Personal information
- Date of birth: 8 March 1984 (age 42)
- Place of birth: Szombathely, Hungary
- Height: 1.83 m (6 ft 0 in)
- Position: Full-back

Youth career
- 1990–1998: Haladás
- 1998–2001: Rapid Vienna

Senior career*
- Years: Team / Apps / (Gls)
- 2001–2002: Rapid Vienna II / 18 / (2)
- 2002–2006: Rapid Vienna / 81 / (1)
- 2006–2008: Napoli / 37 / (1)
- 2008–2010: Atalanta / 65 / (1)
- 2010–2015: Bologna / 102 / (2)
- 2015–2016: Darmstadt 98 / 21 / (0)
- 2017–2018: Imolese / 13 / (0)
- Total:  / 337 / (7)

International career
- 2005: Austria U21 / 25 / (2)
- 2006–2016: Austria / 41 / (2)

= György Garics =

Hungarian-born Austrian footballer (born 1984)

György Garics (/de/; Croatian: Đorđe Garić; born 8 March 1984) is a former professional footballer who played as a full-back. Born in Hungary, he made 41 appearances for the Austria national team scoring twice.

After turning professional at Rapid Vienna in Austria, Garics spent the rest of his football career in Italy, apart from a season with Darmstadt 98 in Germany.

==Football career==
György Garics was born in Szombathely, Hungary, to ethnic Croat parents, Garics moved to Vienna when he was 14 years old and started his football career in Austria with prominent side Rapid Vienna in 2002; during his first season as a teenager he made two appearances.

By the 2004–05 season the young attacking wingback has become more of a prominent member in the first team and Rapid Vienna won the Austrian Bundesliga. Around this time he also became captain of the Austria under-21 national team.

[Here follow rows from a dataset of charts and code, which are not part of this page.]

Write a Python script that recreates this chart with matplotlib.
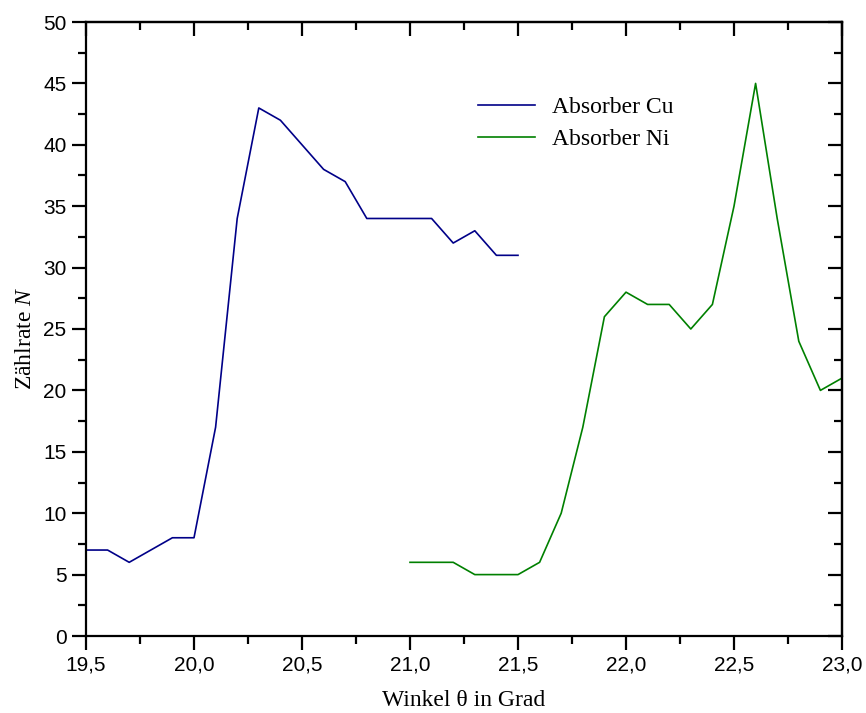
import matplotlib
matplotlib.use("Agg")
import matplotlib.pyplot as plt
from matplotlib.ticker import MultipleLocator, FuncFormatter


# Messwerte: Winkel in Grad und Zählrate
theta_cu = [19.5, 19.6, 19.7, 19.8, 19.9, 20.0, 20.1, 20.2, 20.3, 20.4, 20.5,
            20.6, 20.7, 20.8, 20.9, 21.0, 21.1, 21.2, 21.3, 21.4, 21.5]
rate_cu = [7, 7, 6, 7, 8, 8, 17, 34, 43, 42, 40,
           38, 37, 34, 34, 34, 34, 32, 33, 31, 31]

theta_ni = [21.0, 21.1, 21.2, 21.3, 21.4, 21.5, 21.6, 21.7, 21.8, 21.9, 22.0,
            22.1, 22.2, 22.3, 22.4, 22.5, 22.6, 22.7, 22.8, 22.9, 23.0]
rate_ni = [6, 6, 6, 5, 5, 5, 6, 10, 17, 26, 28,
           27, 27, 25, 27, 35, 45, 34, 24, 20, 21]

labels = ["Absorber Cu", "Absorber Ni"]
colors = ["#000088", "#008000"]

plt.rcParams["mathtext.fontset"] = "custom"
plt.rcParams["mathtext.rm"] = "Liberation Serif"
plt.rcParams["mathtext.it"] = "Liberation Serif:italic"

fig = plt.figure(figsize=(8.66, 7.13), dpi=100)
ax = fig.add_axes([86 / 866, 1 - 636 / 713, 756 / 866, 614 / 713])

ax.plot(theta_cu, rate_cu, color=colors[0], lw=1.2, label=labels[0])
ax.plot(theta_ni, rate_ni, color=colors[1], lw=1.2, label=labels[1])

ax.set_xlim(19.5, 23.0)
ax.set_ylim(0, 50)

ax.xaxis.set_major_locator(MultipleLocator(0.5))
ax.xaxis.set_minor_locator(MultipleLocator(0.25))
ax.yaxis.set_major_locator(MultipleLocator(5))
ax.yaxis.set_minor_locator(MultipleLocator(2.5))
ax.xaxis.set_major_formatter(FuncFormatter(lambda v, p: f"{v:.1f}".replace(".", ",")))
ax.yaxis.set_major_formatter(FuncFormatter(lambda v, p: f"{v:.0f}"))

for s in ax.spines.values():
    s.set_linewidth(1.6)

ax.tick_params(which="major", direction="out", length=10, width=1.6,
               labelsize=15, pad=4)
ax.tick_params(which="minor", direction="out", length=6, width=1.6)
for lab in ax.get_xticklabels() + ax.get_yticklabels():
    lab.set_fontfamily("Liberation Sans")

# Gegenachsen oben und rechts mit Ticks nach innen
top = ax.secondary_xaxis("top")
top.xaxis.set_major_locator(MultipleLocator(0.5))
top.xaxis.set_minor_locator(MultipleLocator(0.25))
top.tick_params(which="major", direction="in", length=10, width=1.6, labeltop=False)
top.tick_params(which="minor", direction="in", length=6, width=1.6)
top.spines["top"].set_linewidth(1.6)

right = ax.secondary_yaxis("right")
right.yaxis.set_major_locator(MultipleLocator(5))
right.yaxis.set_minor_locator(MultipleLocator(2.5))
right.tick_params(which="major", direction="in", length=10, width=1.6, labelright=False)
right.tick_params(which="minor", direction="in", length=6, width=1.6)
right.spines["right"].set_linewidth(1.6)

ax.set_xlabel("Winkel θ in Grad", fontfamily="Liberation Serif",
              fontsize=17, labelpad=11)
ax.set_ylabel(r"Zählrate $N$", fontfamily="Liberation Serif",
              fontsize=17, labelpad=5)
ax.yaxis.label.set_y(0.485)

ax.legend(loc="upper left", bbox_to_anchor=(0.518, 0.878), frameon=False,
          borderpad=0, borderaxespad=0,
          prop={"family": "Liberation Serif", "size": 17},
          handlelength=2.45, handletextpad=0.7, labelspacing=0.42)

fig.savefig("out.png", dpi=100)
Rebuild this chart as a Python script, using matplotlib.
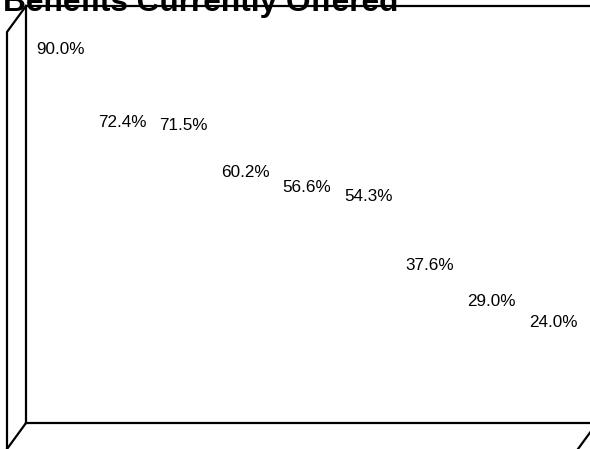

Having made 81 appearances for Rapid Vienna and scored one goal, he was bought by Italian side Napoli for €500,000, making his debut against Triestina on 23 September 2006. Soon after, he achieved a call up on 6 October 2006 for the Austria national team against Liechtenstein and scored on his international debut.

He was also called up to the Euro 2008 squad and started Austria's third match against Germany in Vienna.

The case of Garics divided Hungarian public sentiment, as it is the first high-profile case of a player choosing a national team other than Hungary, and is also considered a failure on the part of the Hungarian Football Federation to consider to select him in time for the national team.

Garics signed for Atalanta from Napoli in a co-ownership deal in early July 2008, for €1.5 million. Atalanta bought full ownership of the player for €1 million on 26 June 2009.

After Atalanta were relegated from Serie A, Garics was sold outright to Bologna on 9 August 2010, for €3 million. Garics was seriously injured in 2011, and had to miss most of the spring season at Bologna.

On 14 August 2015, Garics joined newly promoted Bundesliga club SV Darmstadt 98 on a two-year deal. He left the club on 30 August 2016.